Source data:

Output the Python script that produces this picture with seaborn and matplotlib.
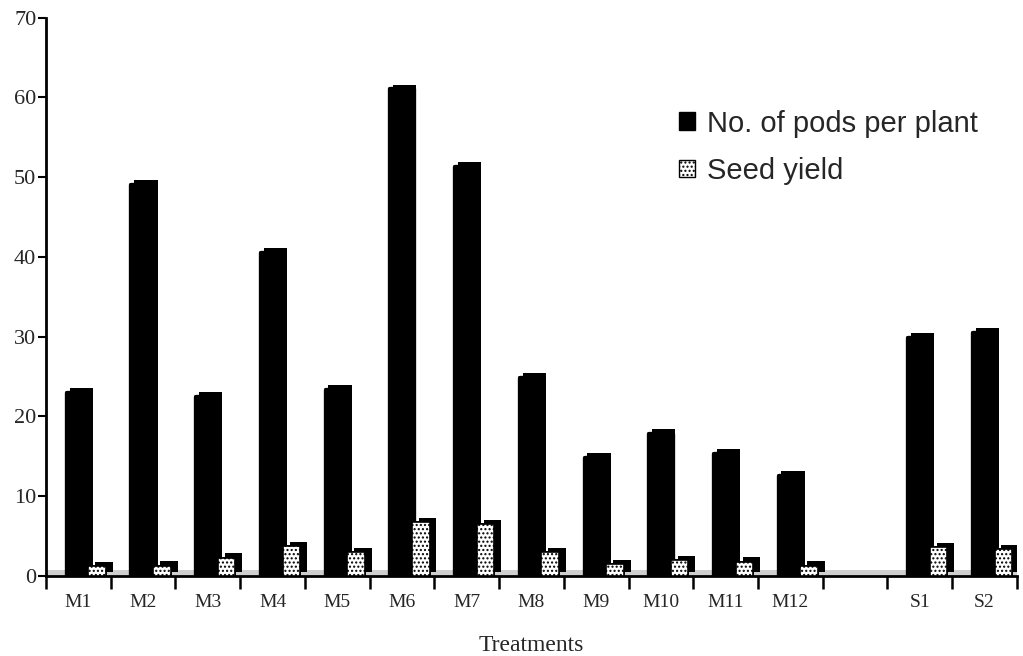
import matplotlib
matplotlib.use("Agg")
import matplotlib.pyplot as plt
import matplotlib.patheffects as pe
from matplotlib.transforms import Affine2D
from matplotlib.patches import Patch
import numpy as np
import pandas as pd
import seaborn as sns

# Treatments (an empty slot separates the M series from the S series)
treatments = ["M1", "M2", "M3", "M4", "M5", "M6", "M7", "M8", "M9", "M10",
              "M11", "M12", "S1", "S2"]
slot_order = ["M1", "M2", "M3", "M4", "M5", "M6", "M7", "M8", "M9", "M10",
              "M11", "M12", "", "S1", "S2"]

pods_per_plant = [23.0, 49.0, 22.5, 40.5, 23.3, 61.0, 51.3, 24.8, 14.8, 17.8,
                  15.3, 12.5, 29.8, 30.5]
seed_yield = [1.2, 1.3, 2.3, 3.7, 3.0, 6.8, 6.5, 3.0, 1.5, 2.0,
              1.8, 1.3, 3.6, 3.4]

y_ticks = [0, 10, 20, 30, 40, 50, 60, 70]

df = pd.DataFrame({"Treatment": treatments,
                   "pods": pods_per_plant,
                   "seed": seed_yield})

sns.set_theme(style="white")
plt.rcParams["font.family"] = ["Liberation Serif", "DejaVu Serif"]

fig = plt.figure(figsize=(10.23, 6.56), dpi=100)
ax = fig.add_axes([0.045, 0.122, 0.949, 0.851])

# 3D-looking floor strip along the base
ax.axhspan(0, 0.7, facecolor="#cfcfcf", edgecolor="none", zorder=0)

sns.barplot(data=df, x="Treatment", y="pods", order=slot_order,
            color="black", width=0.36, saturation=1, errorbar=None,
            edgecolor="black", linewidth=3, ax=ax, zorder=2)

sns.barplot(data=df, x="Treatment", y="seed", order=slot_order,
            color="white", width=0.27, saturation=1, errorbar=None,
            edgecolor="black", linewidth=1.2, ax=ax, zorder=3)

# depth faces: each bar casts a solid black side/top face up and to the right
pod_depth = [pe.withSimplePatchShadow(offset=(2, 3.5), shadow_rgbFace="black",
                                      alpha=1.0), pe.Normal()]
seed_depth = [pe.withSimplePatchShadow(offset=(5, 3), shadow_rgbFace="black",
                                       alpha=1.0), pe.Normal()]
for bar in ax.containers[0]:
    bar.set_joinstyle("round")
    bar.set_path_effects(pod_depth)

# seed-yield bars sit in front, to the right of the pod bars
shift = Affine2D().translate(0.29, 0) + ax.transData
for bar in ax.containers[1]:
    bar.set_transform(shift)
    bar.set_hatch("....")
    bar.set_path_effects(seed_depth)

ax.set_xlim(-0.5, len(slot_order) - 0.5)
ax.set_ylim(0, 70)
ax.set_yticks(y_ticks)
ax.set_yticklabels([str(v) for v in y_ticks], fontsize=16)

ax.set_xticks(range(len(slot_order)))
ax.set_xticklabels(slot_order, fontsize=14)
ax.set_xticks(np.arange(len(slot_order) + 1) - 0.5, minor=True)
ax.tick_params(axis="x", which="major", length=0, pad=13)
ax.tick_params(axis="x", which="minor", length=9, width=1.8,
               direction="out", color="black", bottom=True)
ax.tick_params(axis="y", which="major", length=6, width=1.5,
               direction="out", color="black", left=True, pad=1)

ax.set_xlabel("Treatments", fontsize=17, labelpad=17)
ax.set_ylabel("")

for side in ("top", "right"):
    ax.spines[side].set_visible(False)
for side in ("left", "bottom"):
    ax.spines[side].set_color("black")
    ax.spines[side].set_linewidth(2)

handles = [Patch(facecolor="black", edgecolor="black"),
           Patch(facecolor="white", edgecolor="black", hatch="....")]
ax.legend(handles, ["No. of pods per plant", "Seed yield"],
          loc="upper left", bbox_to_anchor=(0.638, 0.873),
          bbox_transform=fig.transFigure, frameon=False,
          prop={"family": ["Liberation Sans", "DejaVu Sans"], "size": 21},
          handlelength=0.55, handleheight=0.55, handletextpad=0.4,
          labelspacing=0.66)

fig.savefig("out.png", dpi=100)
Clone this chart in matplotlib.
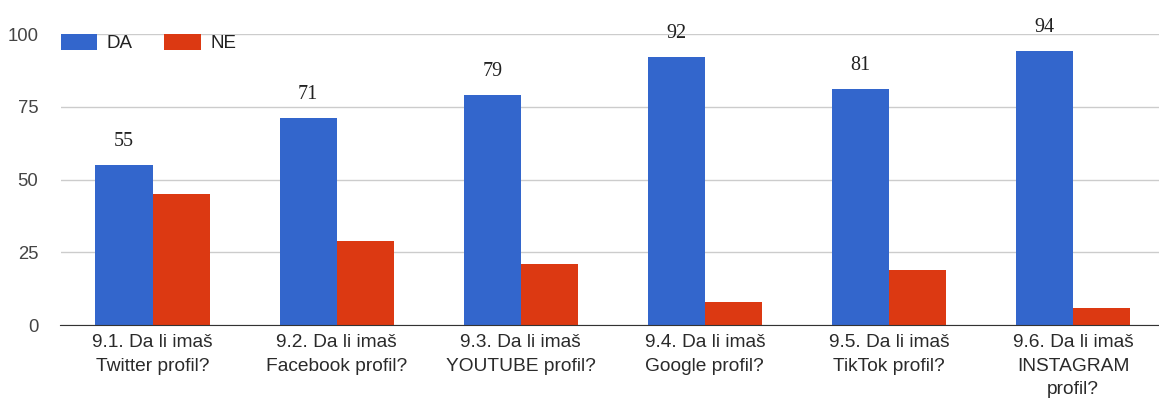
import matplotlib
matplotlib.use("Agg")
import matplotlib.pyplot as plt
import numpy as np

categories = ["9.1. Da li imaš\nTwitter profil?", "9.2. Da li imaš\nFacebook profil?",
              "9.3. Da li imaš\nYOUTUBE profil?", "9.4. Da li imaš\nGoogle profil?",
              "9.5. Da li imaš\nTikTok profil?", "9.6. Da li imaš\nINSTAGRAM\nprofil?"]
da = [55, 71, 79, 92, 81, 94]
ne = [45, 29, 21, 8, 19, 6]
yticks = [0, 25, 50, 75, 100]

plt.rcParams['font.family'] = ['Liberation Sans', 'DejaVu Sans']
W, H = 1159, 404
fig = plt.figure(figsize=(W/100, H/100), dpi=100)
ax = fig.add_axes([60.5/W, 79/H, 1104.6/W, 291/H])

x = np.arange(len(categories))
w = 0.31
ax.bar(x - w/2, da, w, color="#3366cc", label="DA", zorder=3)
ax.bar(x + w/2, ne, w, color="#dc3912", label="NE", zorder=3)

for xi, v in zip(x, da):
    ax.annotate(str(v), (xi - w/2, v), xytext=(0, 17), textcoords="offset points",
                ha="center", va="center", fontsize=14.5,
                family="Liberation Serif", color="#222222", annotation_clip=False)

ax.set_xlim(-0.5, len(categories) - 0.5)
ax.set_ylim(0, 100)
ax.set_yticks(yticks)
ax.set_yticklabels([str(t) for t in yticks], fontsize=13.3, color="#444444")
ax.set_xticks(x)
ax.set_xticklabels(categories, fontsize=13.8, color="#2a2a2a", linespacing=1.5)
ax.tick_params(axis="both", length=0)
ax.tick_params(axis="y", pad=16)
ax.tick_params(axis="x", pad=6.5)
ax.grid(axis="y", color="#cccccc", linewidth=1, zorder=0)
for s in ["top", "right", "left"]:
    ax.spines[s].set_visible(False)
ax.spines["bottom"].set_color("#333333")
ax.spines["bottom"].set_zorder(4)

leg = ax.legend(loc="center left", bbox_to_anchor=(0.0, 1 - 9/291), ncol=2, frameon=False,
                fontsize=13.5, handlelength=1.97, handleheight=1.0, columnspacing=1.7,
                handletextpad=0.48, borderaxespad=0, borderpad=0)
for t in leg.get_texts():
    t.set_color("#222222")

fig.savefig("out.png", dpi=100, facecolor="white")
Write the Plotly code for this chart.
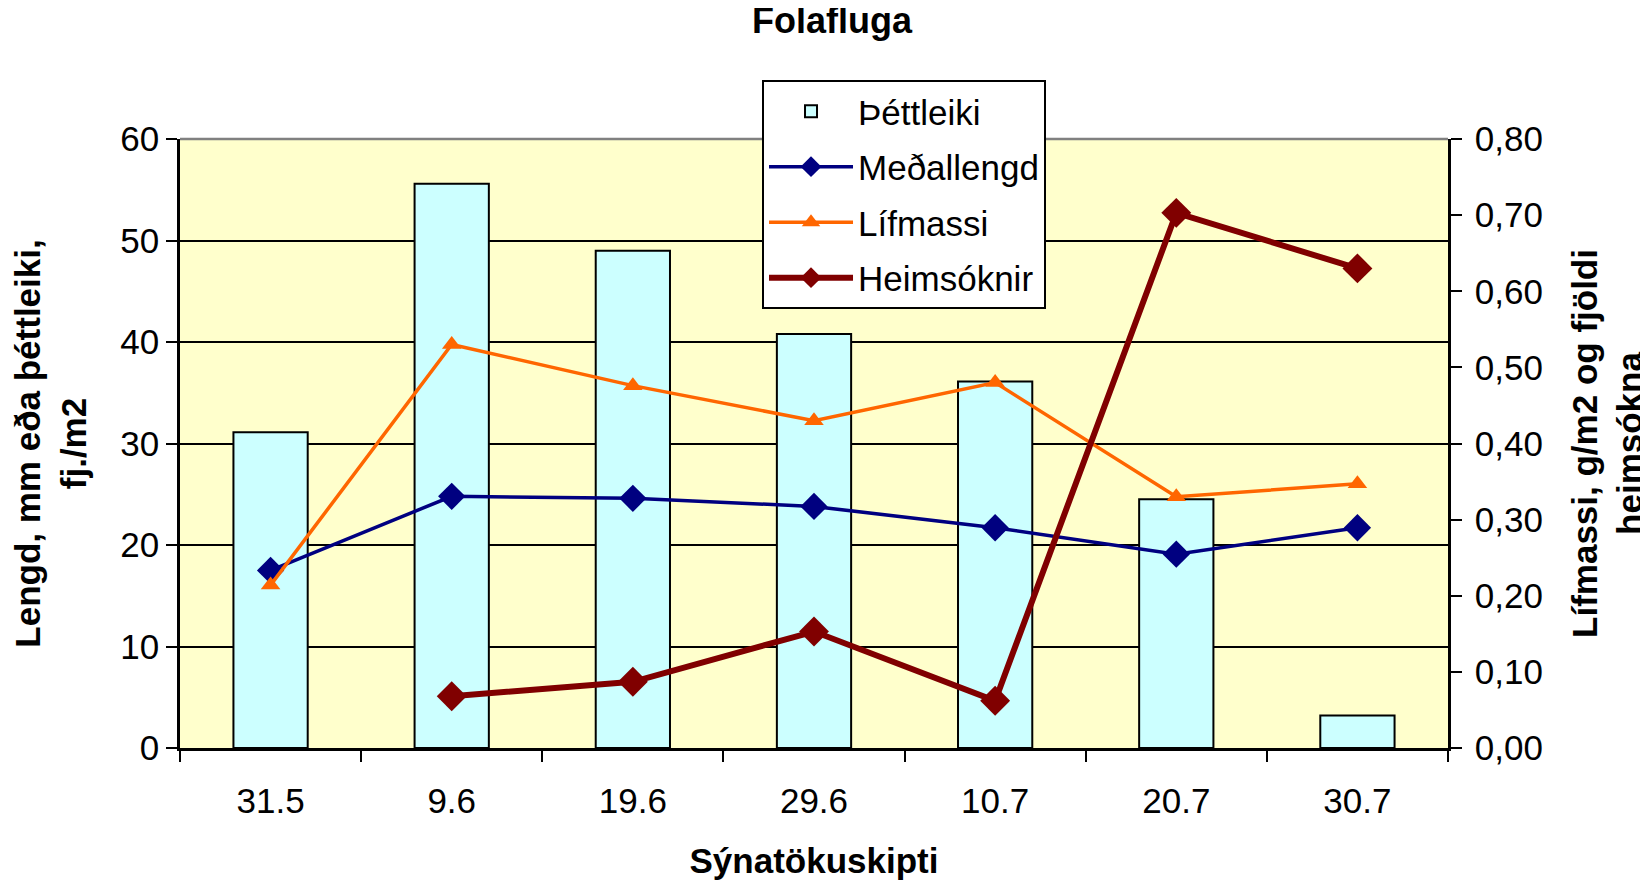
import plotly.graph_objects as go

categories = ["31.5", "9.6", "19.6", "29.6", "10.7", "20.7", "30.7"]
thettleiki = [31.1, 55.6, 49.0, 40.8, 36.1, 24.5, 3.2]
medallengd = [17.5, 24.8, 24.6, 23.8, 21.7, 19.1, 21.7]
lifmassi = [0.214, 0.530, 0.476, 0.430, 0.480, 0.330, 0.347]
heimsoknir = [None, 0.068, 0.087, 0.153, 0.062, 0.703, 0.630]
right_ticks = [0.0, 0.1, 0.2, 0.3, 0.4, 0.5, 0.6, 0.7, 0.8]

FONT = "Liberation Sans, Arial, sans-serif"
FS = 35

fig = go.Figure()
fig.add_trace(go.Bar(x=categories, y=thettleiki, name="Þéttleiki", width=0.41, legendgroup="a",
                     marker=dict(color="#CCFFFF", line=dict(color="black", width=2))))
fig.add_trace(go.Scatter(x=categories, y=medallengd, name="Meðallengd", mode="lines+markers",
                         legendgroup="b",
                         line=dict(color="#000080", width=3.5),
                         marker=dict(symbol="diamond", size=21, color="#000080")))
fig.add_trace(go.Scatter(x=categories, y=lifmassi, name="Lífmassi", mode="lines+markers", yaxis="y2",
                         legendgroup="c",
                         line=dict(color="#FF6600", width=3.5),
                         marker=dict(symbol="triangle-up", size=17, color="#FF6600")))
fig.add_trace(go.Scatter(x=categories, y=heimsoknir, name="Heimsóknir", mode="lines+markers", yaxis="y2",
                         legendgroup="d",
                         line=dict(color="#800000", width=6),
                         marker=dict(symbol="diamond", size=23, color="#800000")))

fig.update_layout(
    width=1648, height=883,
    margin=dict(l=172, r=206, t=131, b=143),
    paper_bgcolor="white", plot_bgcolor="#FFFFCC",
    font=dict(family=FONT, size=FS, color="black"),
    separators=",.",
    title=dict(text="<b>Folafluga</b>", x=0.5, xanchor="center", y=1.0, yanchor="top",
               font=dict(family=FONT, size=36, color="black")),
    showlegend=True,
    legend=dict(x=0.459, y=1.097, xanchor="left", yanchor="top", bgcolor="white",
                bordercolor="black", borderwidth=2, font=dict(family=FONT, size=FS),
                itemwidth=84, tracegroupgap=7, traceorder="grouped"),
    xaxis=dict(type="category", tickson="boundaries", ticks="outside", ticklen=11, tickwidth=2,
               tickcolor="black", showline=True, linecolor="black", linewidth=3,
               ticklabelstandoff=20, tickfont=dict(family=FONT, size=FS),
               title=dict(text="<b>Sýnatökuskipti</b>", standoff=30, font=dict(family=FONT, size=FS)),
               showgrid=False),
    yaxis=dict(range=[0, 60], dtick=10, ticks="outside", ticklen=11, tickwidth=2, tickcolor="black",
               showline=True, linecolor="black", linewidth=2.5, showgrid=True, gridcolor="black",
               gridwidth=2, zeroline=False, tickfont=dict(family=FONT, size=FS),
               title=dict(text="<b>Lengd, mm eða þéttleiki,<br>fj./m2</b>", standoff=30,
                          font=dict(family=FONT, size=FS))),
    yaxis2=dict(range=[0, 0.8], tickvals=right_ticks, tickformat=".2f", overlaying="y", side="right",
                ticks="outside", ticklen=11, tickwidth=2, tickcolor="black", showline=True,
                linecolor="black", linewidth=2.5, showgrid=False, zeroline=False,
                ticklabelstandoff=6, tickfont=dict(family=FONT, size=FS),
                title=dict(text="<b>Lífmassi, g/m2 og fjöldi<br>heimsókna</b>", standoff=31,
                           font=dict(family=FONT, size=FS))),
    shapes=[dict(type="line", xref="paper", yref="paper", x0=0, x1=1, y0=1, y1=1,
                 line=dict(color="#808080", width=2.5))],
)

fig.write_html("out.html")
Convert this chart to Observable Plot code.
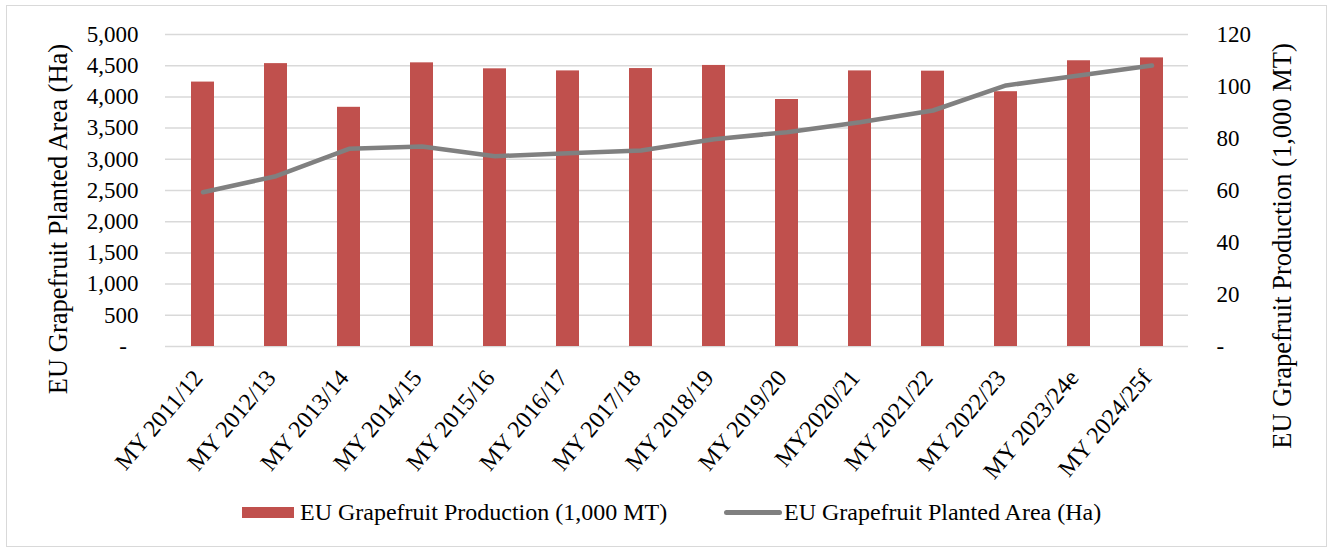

● **Aim of the exercise**
Above are some records. Reproduce the lines from the one with "Write the Plotly code for this chart." down to the one with "import plotly.graph_objects as go", keeping both, and leave every picture out.

● **Expected answer**
Write the Plotly code for this chart.
import plotly.graph_objects as go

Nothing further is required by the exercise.